Dataset section =

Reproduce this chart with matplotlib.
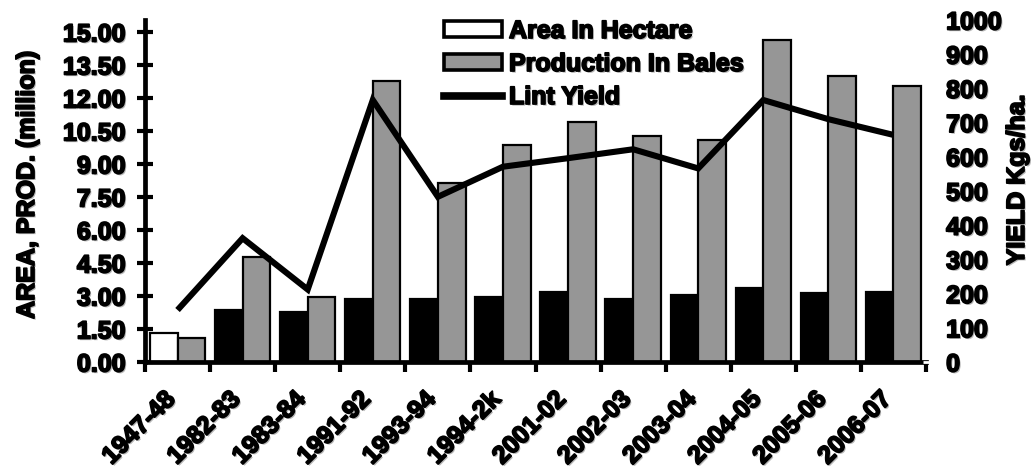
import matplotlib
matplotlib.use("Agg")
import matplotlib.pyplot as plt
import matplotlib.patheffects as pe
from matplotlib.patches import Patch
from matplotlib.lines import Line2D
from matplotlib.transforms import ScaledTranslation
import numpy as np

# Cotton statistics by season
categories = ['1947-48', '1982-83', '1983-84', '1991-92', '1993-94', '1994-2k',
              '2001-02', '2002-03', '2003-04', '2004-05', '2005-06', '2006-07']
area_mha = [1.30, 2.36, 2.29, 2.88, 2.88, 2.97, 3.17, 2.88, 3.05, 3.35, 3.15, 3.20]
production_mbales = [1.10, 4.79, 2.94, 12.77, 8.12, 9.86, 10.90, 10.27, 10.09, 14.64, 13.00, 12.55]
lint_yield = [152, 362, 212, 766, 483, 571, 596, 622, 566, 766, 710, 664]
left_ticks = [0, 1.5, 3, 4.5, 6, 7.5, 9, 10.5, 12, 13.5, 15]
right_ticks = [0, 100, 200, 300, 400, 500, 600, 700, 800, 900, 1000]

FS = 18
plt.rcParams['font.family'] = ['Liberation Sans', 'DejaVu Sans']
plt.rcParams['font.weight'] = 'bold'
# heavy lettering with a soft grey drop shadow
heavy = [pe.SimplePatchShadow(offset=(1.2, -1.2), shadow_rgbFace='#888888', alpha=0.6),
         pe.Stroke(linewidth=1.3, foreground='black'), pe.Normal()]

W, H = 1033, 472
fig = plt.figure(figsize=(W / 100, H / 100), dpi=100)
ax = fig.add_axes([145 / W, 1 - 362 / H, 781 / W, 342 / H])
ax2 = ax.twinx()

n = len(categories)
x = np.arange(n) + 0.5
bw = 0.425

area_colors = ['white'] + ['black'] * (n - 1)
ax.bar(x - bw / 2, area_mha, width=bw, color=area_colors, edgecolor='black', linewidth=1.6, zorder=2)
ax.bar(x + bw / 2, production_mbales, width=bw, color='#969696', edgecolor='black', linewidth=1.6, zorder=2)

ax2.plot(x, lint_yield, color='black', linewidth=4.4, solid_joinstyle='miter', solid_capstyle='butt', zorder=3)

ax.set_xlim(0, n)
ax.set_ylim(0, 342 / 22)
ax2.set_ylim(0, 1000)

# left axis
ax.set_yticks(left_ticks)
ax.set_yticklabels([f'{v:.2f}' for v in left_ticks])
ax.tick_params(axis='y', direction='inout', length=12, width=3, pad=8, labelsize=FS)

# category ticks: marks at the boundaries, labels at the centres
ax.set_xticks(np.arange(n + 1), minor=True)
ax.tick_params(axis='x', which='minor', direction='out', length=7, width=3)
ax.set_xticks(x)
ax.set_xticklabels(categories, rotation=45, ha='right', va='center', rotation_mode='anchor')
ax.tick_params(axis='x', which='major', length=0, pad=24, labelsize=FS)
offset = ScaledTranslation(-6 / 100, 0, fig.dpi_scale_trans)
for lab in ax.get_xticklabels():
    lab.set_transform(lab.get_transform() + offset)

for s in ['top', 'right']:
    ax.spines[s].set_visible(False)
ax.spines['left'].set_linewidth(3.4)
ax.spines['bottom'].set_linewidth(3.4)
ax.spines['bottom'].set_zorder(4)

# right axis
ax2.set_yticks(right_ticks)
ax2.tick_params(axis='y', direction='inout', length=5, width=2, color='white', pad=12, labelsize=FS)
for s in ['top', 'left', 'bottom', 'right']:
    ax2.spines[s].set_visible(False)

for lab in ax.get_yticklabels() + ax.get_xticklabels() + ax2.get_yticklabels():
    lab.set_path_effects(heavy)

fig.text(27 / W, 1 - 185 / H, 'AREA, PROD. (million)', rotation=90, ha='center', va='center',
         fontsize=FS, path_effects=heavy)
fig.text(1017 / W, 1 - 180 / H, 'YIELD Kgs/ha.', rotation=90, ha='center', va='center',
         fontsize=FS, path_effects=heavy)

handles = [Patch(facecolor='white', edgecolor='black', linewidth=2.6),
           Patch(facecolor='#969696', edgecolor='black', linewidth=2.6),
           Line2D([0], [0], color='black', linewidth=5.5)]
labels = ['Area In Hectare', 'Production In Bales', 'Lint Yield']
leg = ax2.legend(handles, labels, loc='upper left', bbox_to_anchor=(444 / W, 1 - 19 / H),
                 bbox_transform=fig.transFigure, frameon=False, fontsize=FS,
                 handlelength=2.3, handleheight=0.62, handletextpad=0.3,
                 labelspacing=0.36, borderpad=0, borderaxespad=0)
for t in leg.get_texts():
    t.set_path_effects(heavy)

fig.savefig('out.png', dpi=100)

Request = Starting with the first line of the data above and ending with the line containing "import numpy as np", please restate every line exactly, leaving images out.

Solved exercise =
Reproduce this chart with matplotlib.
import matplotlib
matplotlib.use("Agg")
import matplotlib.pyplot as plt
import matplotlib.patheffects as pe
from matplotlib.patches import Patch
from matplotlib.lines import Line2D
from matplotlib.transforms import ScaledTranslation
import numpy as np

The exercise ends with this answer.